*** The data ***
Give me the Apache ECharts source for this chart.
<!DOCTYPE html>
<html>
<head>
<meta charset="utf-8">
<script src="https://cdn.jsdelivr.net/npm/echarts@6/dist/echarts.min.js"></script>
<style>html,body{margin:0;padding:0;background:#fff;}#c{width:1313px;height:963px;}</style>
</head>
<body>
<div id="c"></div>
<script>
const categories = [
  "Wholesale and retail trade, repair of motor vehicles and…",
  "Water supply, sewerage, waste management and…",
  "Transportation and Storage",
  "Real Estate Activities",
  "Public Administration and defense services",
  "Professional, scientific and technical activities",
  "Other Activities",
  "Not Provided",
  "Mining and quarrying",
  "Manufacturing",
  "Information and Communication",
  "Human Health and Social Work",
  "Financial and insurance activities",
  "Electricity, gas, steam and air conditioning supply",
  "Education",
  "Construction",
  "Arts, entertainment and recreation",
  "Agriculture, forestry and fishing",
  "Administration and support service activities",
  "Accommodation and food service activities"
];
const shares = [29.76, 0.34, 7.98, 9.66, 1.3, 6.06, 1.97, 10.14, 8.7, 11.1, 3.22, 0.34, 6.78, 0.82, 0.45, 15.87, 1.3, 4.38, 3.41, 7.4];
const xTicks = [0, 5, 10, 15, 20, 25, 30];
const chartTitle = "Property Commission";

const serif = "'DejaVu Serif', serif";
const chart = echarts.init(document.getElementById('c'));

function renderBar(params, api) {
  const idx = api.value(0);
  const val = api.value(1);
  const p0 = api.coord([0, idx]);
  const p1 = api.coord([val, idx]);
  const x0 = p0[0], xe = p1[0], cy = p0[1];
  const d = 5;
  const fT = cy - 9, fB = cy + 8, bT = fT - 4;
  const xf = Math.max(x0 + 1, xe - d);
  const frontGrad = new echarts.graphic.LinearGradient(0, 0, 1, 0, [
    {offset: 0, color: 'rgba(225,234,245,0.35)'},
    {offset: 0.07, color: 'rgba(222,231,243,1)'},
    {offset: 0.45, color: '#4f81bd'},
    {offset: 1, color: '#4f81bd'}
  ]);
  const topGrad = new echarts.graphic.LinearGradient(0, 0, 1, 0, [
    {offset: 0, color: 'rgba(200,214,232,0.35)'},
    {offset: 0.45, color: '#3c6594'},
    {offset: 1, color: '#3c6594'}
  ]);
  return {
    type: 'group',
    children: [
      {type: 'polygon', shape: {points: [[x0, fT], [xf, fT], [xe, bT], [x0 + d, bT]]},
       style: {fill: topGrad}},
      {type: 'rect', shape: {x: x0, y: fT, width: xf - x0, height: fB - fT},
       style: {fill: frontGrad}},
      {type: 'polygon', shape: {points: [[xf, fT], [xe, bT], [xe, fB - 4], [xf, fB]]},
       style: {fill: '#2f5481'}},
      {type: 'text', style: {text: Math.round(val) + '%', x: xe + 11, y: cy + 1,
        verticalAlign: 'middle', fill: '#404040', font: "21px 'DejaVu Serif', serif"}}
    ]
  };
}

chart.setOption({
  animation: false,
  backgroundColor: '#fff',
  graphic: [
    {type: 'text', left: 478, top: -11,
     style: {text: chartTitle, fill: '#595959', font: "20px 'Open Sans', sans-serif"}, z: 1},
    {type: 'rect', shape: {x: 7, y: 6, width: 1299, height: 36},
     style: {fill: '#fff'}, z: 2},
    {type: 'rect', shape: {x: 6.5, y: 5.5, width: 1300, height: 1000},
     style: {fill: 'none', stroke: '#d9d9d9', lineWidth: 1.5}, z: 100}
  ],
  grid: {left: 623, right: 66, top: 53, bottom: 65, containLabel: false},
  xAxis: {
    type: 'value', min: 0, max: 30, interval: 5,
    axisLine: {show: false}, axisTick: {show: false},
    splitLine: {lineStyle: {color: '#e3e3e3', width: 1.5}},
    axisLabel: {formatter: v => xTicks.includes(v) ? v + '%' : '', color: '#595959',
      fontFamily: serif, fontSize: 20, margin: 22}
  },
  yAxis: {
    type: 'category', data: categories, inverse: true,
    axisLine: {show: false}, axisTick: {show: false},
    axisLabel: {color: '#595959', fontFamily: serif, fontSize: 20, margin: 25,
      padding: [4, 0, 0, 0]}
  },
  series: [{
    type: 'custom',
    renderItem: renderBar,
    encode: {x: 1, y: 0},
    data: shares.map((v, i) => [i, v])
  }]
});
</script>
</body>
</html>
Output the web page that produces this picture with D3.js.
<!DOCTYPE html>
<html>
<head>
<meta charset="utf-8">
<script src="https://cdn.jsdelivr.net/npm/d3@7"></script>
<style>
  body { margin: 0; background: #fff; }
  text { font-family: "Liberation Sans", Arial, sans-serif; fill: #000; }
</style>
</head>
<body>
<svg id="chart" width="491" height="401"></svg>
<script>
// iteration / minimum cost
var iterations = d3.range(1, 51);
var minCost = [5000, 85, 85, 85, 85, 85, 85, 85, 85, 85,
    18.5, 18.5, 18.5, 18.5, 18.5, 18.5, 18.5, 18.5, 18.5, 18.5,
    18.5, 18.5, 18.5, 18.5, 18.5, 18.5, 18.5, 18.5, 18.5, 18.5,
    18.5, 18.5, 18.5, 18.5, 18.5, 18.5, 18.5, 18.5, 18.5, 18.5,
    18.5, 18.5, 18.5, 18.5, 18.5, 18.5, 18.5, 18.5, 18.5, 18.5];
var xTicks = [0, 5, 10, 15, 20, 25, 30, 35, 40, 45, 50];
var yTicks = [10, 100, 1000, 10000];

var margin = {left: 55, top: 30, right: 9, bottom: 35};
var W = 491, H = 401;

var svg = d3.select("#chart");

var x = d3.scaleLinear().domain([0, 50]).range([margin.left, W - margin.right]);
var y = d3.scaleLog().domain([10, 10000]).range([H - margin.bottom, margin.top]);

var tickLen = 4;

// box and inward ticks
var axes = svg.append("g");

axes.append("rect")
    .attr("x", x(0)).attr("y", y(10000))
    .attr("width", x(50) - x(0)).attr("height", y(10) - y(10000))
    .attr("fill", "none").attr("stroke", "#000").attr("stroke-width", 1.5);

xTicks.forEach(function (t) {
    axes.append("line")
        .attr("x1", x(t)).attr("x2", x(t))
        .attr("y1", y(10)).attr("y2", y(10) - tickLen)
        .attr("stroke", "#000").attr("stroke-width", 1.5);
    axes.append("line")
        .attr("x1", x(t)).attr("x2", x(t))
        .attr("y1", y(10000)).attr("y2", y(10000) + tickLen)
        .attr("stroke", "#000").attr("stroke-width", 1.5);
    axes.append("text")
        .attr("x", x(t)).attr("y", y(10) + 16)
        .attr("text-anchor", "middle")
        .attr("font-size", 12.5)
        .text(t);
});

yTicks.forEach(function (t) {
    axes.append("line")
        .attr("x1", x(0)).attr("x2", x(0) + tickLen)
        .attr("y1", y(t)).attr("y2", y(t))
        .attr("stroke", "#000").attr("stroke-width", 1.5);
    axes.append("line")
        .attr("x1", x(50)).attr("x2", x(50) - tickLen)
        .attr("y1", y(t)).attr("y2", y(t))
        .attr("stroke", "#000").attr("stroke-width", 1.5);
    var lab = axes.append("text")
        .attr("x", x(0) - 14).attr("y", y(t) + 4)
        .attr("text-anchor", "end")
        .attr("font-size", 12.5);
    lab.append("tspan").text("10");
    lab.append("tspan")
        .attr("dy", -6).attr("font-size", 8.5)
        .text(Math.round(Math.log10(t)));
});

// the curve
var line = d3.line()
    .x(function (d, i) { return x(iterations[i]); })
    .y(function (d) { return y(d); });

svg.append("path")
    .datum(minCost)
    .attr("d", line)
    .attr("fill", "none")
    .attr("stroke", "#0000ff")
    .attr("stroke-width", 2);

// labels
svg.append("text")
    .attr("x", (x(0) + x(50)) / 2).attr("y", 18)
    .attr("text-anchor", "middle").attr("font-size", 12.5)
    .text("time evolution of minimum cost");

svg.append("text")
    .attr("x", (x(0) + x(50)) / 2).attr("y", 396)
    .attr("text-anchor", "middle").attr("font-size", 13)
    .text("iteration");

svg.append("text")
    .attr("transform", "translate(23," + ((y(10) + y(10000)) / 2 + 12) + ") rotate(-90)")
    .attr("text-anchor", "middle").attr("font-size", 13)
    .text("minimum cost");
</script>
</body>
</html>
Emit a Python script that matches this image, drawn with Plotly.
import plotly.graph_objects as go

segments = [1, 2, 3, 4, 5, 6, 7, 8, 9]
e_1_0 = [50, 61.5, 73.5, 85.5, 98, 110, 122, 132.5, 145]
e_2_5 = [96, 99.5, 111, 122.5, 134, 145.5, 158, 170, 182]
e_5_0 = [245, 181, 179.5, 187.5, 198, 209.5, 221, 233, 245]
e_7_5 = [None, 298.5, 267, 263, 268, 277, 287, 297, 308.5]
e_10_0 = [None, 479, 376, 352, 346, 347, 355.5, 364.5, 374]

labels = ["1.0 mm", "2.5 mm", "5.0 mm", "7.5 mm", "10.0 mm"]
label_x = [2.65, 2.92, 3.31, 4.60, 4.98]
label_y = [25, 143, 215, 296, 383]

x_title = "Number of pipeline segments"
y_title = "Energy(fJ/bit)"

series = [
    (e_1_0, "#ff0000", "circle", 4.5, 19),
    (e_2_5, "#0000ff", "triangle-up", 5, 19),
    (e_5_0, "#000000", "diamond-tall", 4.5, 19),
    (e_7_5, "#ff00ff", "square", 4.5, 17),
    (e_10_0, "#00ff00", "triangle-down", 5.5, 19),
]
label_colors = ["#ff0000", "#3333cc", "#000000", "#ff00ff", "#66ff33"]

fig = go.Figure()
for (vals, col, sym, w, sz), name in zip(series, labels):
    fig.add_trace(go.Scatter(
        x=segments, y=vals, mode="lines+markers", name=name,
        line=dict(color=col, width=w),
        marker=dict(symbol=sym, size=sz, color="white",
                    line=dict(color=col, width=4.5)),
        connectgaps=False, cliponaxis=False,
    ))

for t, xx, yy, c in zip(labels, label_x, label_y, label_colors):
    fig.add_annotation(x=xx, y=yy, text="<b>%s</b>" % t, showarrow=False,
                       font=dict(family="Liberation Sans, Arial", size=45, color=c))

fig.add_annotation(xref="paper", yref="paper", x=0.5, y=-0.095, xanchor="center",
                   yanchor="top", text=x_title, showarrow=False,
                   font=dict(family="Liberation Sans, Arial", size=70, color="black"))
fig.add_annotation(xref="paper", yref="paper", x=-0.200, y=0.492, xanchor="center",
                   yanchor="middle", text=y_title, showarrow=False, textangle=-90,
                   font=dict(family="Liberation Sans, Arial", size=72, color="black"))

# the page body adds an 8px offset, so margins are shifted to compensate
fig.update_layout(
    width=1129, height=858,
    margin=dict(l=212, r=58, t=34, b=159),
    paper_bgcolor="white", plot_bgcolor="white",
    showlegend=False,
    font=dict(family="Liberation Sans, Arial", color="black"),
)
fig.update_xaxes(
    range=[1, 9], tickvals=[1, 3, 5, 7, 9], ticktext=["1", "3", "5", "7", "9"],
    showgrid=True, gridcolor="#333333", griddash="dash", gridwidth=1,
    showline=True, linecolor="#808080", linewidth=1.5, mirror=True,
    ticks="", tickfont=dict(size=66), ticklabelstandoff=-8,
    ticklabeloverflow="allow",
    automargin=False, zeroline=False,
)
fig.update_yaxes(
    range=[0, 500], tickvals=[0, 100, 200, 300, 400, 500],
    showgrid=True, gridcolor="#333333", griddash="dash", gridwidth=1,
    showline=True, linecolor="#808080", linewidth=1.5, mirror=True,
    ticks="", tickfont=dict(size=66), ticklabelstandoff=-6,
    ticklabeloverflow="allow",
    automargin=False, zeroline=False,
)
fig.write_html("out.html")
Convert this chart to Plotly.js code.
***
Of the lines above, extract only those from the line with "Emit a Python" to the line with "import plotly.graph_objects as go", both included, exactly as written.

Emit a Python script that matches this image, drawn with Plotly.
import plotly.graph_objects as go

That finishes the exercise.